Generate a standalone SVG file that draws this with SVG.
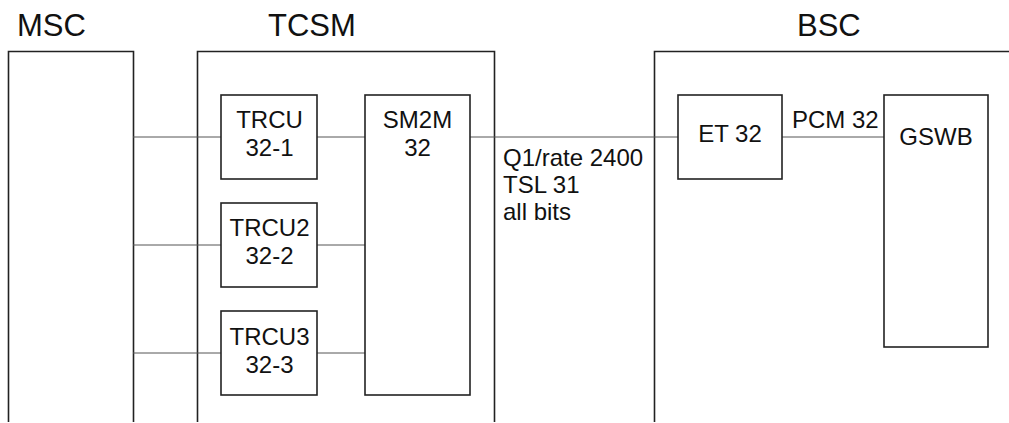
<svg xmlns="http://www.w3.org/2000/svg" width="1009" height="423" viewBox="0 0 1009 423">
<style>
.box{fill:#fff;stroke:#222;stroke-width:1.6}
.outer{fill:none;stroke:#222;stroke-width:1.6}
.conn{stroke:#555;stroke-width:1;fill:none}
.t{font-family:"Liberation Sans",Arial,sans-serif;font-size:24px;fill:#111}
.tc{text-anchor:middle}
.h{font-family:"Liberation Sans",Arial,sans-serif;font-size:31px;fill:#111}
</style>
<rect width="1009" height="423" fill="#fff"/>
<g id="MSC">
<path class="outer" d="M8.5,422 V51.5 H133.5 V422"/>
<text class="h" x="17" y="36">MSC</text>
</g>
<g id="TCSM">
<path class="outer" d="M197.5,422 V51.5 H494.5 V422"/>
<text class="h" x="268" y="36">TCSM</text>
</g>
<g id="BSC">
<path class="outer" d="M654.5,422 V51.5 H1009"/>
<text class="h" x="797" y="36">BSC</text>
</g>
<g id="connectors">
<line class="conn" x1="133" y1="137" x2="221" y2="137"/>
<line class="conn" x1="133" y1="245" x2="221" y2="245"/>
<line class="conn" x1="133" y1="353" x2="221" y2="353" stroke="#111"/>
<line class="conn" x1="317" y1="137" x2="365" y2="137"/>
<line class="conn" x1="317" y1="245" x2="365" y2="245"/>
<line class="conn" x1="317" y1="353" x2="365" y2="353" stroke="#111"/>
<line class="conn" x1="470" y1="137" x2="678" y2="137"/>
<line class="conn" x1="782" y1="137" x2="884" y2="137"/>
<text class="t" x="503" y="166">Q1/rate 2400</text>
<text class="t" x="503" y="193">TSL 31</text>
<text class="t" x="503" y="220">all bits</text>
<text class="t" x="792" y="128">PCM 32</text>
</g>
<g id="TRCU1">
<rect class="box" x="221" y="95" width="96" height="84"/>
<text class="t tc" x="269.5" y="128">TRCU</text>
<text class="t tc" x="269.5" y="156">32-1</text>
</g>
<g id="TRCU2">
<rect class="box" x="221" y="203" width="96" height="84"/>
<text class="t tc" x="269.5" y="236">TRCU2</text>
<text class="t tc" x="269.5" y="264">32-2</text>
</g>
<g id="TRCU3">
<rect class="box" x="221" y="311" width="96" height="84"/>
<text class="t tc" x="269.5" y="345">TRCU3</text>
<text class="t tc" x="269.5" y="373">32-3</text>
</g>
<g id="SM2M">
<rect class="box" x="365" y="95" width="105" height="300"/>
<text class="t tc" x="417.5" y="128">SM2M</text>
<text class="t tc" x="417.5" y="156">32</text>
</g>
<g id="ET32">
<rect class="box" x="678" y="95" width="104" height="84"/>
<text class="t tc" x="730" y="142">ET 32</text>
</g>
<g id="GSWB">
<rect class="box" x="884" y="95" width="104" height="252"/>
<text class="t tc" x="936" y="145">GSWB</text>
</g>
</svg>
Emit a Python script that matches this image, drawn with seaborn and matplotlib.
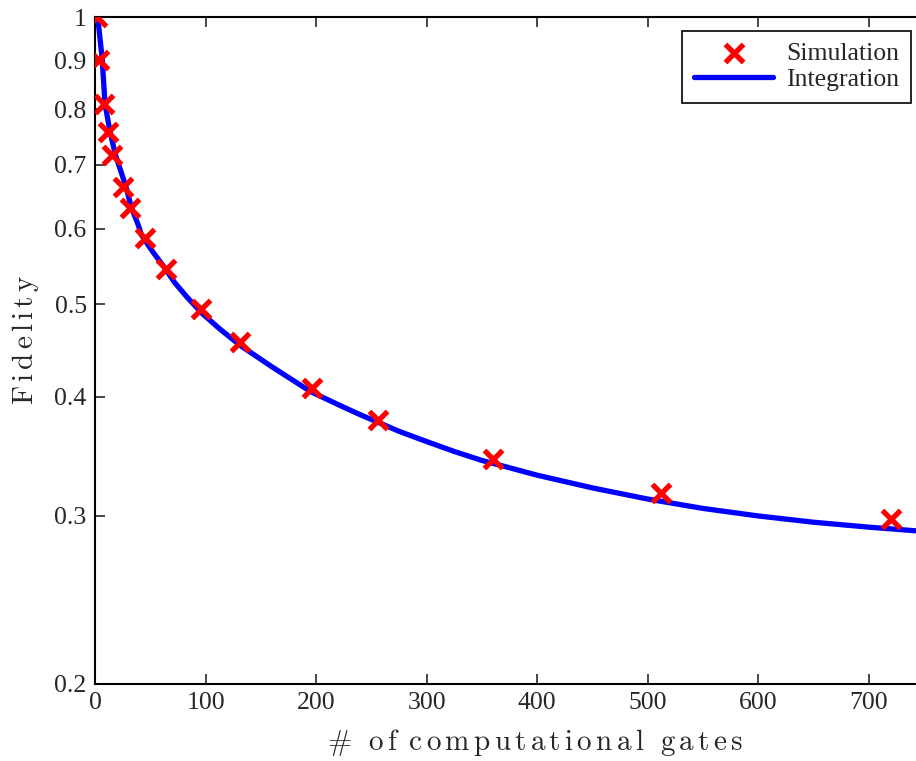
******************************
● Short exercise: Pictures don't belong in the copy. Restate all the entries exactly.

● Result for this exercise:
Generate a standalone SVG file that draws this with SVG.
<svg xmlns="http://www.w3.org/2000/svg" width="1009" height="423" viewBox="0 0 1009 423">
<style>
.box{fill:#fff;stroke:#222;stroke-width:1.6}
.outer{fill:none;stroke:#222;stroke-width:1.6}
.conn{stroke:#555;stroke-width:1;fill:none}
.t{font-family:"Liberation Sans",Arial,sans-serif;font-size:24px;fill:#111}
.tc{text-anchor:middle}
.h{font-family:"Liberation Sans",Arial,sans-serif;font-size:31px;fill:#111}
</style>
<rect width="1009" height="423" fill="#fff"/>
<g id="MSC">
<path class="outer" d="M8.5,422 V51.5 H133.5 V422"/>
<text class="h" x="17" y="36">MSC</text>
</g>
<g id="TCSM">
<path class="outer" d="M197.5,422 V51.5 H494.5 V422"/>
<text class="h" x="268" y="36">TCSM</text>
</g>
<g id="BSC">
<path class="outer" d="M654.5,422 V51.5 H1009"/>
<text class="h" x="797" y="36">BSC</text>
</g>
<g id="connectors">
<line class="conn" x1="133" y1="137" x2="221" y2="137"/>
<line class="conn" x1="133" y1="245" x2="221" y2="245"/>
<line class="conn" x1="133" y1="353" x2="221" y2="353" stroke="#111"/>
<line class="conn" x1="317" y1="137" x2="365" y2="137"/>
<line class="conn" x1="317" y1="245" x2="365" y2="245"/>
<line class="conn" x1="317" y1="353" x2="365" y2="353" stroke="#111"/>
<line class="conn" x1="470" y1="137" x2="678" y2="137"/>
<line class="conn" x1="782" y1="137" x2="884" y2="137"/>
<text class="t" x="503" y="166">Q1/rate 2400</text>
<text class="t" x="503" y="193">TSL 31</text>
<text class="t" x="503" y="220">all bits</text>
<text class="t" x="792" y="128">PCM 32</text>
</g>
<g id="TRCU1">
<rect class="box" x="221" y="95" width="96" height="84"/>
<text class="t tc" x="269.5" y="128">TRCU</text>
<text class="t tc" x="269.5" y="156">32-1</text>
</g>
<g id="TRCU2">
<rect class="box" x="221" y="203" width="96" height="84"/>
<text class="t tc" x="269.5" y="236">TRCU2</text>
<text class="t tc" x="269.5" y="264">32-2</text>
</g>
<g id="TRCU3">
<rect class="box" x="221" y="311" width="96" height="84"/>
<text class="t tc" x="269.5" y="345">TRCU3</text>
<text class="t tc" x="269.5" y="373">32-3</text>
</g>
<g id="SM2M">
<rect class="box" x="365" y="95" width="105" height="300"/>
<text class="t tc" x="417.5" y="128">SM2M</text>
<text class="t tc" x="417.5" y="156">32</text>
</g>
<g id="ET32">
<rect class="box" x="678" y="95" width="104" height="84"/>
<text class="t tc" x="730" y="142">ET 32</text>
</g>
<g id="GSWB">
<rect class="box" x="884" y="95" width="104" height="252"/>
<text class="t tc" x="936" y="145">GSWB</text>
</g>
</svg>
Emit a Python script that matches this image, drawn with seaborn and matplotlib.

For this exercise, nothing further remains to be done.